Pycaret 3.04 time series documentation: https://pycaret.readthedocs.io/en/stable/api/time_series.html

In [38]:
### Data Prep for Time Series Anlysis ###

df_all_ts = df_all

# create time series dataset
df_all_ts = df_all_ts[["DEP_ENT", "MONTH", "NET_SALES"]]

# Notes on below TS loop
* Manual changes:
  * periods to include in the dates dataset created using next_dates
  * forecast horizon (fh) in predict_model function

###############
#### NOTES ####
###############

*When changing dataset to forecast all of 2023, we also need to chnage the dates and fh for thew two notes above (8/15/23)

In [None]:
### Time Series Loop ###

# Create empty dataframes
all_results_ts = pd.DataFrame()
all_predictions_ts = pd.DataFrame()

# list of each dep-ent
all_ts_ts = df_all_ts['DEP_ENT'].unique()

for i in tqdm(all_ts_ts):
    
    # temp df for a dep-ent
    df_subset = df_all_ts[df_all_ts['DEP_ENT'] == i]
    
    # trim
    df_subset_trim = df_subset[['MONTH', 'NET_SALES']] 
    
    # create series
    df_subset_s = df_subset_trim.set_index('MONTH')['NET_SALES']
    
    # set frequency of series
    df_subset_s = df_subset_s.asfreq('MS') 

    # test and train
    ts_train = round(len(df_subset_trim.index) * .8) # 80% train
    ts_test = len(df_subset_trim.index) - round(len(df_subset_trim.index) * .8) # 20% test
    
    # initialize setup
    s = pycts.setup(df_subset_s, numeric_imputation_target = "mean", fh = ts_test, session_id = 123)

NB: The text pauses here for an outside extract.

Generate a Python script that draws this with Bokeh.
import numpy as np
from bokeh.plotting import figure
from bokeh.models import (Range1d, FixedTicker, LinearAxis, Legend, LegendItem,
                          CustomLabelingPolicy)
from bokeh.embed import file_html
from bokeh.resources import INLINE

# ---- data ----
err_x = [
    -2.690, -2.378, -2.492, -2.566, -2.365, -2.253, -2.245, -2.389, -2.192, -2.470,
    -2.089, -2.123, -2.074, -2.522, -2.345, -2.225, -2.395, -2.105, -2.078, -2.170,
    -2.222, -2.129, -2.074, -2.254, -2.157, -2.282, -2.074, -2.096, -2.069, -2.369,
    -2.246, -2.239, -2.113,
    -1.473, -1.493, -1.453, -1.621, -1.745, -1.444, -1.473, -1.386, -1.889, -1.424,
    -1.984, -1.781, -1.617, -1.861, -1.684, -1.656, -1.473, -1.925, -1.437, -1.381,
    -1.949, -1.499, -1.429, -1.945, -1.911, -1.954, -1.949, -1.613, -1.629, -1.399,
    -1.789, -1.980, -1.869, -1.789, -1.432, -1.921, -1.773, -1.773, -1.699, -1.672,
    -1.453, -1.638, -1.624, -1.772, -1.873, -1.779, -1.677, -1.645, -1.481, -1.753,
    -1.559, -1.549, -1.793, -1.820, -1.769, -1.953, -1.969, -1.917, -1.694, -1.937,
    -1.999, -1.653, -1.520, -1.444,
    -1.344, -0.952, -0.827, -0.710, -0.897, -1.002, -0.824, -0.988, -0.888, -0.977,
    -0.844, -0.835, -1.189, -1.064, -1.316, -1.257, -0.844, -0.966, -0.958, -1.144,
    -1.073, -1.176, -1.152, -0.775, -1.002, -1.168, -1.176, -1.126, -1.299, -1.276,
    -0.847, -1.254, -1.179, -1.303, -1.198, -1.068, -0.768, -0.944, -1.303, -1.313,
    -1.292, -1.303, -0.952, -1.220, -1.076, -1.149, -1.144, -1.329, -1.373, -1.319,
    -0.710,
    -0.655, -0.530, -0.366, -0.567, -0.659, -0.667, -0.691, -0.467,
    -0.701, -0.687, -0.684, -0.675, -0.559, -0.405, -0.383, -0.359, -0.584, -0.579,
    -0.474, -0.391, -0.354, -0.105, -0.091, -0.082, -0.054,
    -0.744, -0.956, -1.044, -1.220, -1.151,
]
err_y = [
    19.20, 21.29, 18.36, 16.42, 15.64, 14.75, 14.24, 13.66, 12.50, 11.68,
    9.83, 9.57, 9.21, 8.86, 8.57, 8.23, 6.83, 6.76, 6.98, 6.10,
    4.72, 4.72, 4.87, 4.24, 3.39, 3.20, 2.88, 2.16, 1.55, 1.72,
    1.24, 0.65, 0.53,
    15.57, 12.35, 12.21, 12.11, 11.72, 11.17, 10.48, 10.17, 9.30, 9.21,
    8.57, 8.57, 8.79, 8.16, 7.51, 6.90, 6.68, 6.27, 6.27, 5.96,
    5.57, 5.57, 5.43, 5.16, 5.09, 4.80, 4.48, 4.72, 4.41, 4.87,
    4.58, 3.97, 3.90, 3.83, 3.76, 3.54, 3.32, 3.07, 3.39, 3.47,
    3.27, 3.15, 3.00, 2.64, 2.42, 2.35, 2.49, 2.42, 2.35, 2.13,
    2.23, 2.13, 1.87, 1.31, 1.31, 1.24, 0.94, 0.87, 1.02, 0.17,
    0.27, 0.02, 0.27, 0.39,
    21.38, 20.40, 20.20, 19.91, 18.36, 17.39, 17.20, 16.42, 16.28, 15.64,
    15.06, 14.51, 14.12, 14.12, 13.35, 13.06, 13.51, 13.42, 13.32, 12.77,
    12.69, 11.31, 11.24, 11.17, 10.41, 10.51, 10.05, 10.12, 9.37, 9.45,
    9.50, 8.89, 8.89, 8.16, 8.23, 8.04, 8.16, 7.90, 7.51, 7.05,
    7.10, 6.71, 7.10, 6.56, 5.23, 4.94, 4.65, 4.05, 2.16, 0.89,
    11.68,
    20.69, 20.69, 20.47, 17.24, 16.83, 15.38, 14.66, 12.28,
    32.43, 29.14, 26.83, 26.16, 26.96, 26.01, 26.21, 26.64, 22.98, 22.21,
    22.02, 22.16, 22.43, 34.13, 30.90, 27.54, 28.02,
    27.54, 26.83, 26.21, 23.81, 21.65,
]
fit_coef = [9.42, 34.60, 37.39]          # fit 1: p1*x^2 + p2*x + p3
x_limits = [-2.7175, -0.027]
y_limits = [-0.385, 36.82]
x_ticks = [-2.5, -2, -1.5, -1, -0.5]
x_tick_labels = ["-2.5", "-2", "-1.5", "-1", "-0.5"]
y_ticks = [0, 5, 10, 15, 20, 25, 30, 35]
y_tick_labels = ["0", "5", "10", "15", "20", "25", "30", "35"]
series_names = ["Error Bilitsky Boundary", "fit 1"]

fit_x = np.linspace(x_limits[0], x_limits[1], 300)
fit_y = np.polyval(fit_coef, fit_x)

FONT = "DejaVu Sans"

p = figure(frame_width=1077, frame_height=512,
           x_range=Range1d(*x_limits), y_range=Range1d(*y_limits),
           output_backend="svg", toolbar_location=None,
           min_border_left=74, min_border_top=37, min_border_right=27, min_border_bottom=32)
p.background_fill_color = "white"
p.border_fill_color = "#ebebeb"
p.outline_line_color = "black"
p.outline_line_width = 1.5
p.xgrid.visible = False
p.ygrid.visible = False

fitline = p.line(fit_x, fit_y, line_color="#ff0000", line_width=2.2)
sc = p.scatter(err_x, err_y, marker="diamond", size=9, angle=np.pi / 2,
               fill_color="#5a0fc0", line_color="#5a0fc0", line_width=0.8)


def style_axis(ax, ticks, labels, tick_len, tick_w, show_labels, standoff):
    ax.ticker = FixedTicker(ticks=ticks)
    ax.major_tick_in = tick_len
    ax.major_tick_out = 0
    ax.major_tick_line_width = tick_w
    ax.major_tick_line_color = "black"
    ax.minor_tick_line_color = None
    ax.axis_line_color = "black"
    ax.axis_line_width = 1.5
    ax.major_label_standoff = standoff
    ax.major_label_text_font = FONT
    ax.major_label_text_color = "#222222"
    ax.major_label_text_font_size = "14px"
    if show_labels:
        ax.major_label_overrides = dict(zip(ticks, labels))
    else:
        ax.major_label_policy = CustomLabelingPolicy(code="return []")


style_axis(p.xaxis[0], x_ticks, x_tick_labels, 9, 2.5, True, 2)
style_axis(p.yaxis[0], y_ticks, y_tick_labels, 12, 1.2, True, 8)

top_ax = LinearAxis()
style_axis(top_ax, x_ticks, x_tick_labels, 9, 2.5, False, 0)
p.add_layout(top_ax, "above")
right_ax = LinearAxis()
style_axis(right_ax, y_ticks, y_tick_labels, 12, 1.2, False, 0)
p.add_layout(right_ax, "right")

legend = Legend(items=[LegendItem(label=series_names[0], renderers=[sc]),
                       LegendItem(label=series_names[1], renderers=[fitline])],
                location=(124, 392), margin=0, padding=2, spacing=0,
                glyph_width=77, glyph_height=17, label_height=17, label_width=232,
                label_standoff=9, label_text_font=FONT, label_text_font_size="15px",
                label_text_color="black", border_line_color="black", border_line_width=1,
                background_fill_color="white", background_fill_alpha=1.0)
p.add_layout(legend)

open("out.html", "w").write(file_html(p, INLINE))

    # model training and selection
    best_model = pycts.compare_models(sort = 'MAPE', exclude = ["naive", "grand_means", "croston", ])
    #best_model = pycts.compare_models(sort = 'MAPE', include = ["arima", "auto_arima", "ets", ])
    
    # plot trained model
    pycts.plot_model(best_model, plot = 'forecast')
    
    # capture the compare result grid and store best model in list
    p = pycts.pull().iloc[0:1]
    p['DEP_ENT'] = str(i)
    
    all_results_ts = all_results_ts.append(p)
    
    ### Predict future periods ###
    
    # max date from original dataset
    max_timestamp = df_subset_trim['MONTH'].max()
    
    # create dataframe for future dates, in this case the rest of 2023. This is not for predicting but to join back up with predictions
    #next_dates = [max_timestamp.replace(day=1) + pd.DateOffset(months=i) for i in range(1, 7)] # Need to change range based on how many periods ahead you want to predict
    
    next_dates = [max_timestamp.replace(day=1) + pd.DateOffset(months=i) for i in range(1, 13)] # CHANGE FOR 2023
    
    new_dates_df = pd.DataFrame({'MONTH': next_dates})
    new_dates_df["MONTH"] = pd.to_datetime(new_dates_df["MONTH"]) 
    
    # predict in unseen future
    #predictions = pycts.predict_model(best_model, fh=6) # Need to change range fh for how many periods ahead you want to predict
    
    predictions = pycts.predict_model(best_model, fh=12) # CHANGE FOR 2023
    
    pred_temp = predictions.reset_index()
    
    pred_comb = pd.concat([pd.DataFrame({'MONTH': next_dates}), pred_temp['y_pred']], axis = 1)
    pred_comb['DEP_ENT'] = i # add dep
    pred_comb.rename(columns = {'y_pred':'PRED'}, inplace = True)
    
    # append to master dataframe
    all_predictions_ts = all_predictions_ts.append(pred_comb)

In [43]:
### Write Time Series to Excel ###

# Create a Pandas Excel writer using XlsxWriter
ts_writer = pd.ExcelWriter('time_series.xlsx', engine='xlsxwriter')

# sheet 1
all_results_ts.to_excel(ts_writer, sheet_name='results', index=False)
# sheet 2
all_predictions_ts.to_excel(ts_writer, sheet_name='predictions', index=False)

# Save Data to File
ts_writer.save()